Broussard ran Congo Square Theatre's educational outreach program from 2003 to 2008, teaching workshops in lower-income schools. Next she worked briefly at a creative arts marketing firm. Then she and Chrishon Lampley opened Three Peas Art Lounge in the South Loop in 2009. The gallery and bar featured upcoming artists, primarily of color, she said. It closed at the end of 2011.
After that she started working on Justice of the Pies, which led to “Bake Squad.” Broussard said the biggest issue for her was getting the bakes done on time. The four pastry chefs didn't have any advance idea of what they'd be making, and each episode was filmed straight through, then edited down to the run time. “We really had only seven hours to complete these elaborate bakes,” she explained, “though a blast chiller, proofers and other high-tech equipment helped speed things up,” She added that Tosi had a team to come up with display devices ranging from custom pizza boxes (for fool-the-eye dessert pizzas) to a sweet taco cart.

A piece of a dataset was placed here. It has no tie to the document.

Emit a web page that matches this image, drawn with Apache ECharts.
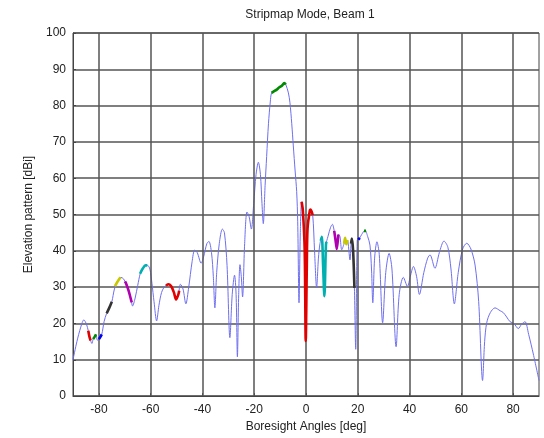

For the “Super Sweet 16” birthday party challenge that Broussard won, Tosi provided a multi-tiered, light-trimmed platter that resembled the Eiffel Tower, and Broussard filled it with alternating tiers of red-velvet croissants and marbled macarons topped by an Ombre Crepe Cake with more than 60 crepes layered in shades of red. “My biggest reward was seeing the reactions of the clients,” she said. In this case, they were the older brother and sister of the birthday girl,
Broussard said her favorite challenge was the “Sweet and Spicy Fiesta” arranged for a hot-pepper-loving 60 year old by his daughter. She spelled out “60” in large numbers, using muffin-size coconut mango cheesecakes for the “6” and an oblong churro flan cake with habanero caramel sauce for the “O.” She didn't win (Gonzo's dessert taco cart did) but said she really liked doing something totally different from what she typically does, “I had the opportunity to be creative with the layering and placement of the decorative fruit, among other things.”
Broussard doesn't know if there's going to be a second season of “Bake Squad” yet, but she certainly hopes so. “I'm proud of what I accomplished, people seemed to enjoy it and it helped increase the visibility of my company,” she said. “I've noticed an uptick of pie orders from across the country—though some viewers are in places like Brazil and Singapore and can't order—and my social media followers have increased by a few thousand to more than 27,000.”
Broussard has also noticed an uptick in local orders and said her wholesale customers include the University of Chicago, which will offer slices of her pies in multiple on-campus coffee shops when school starts. Although she'd like to open her own storefront shop one day, and maybe write a cookbook, for the moment, she's just focusing on running Justice of the Pies.
Her favorite pie (in case you are wondering): sweet potato.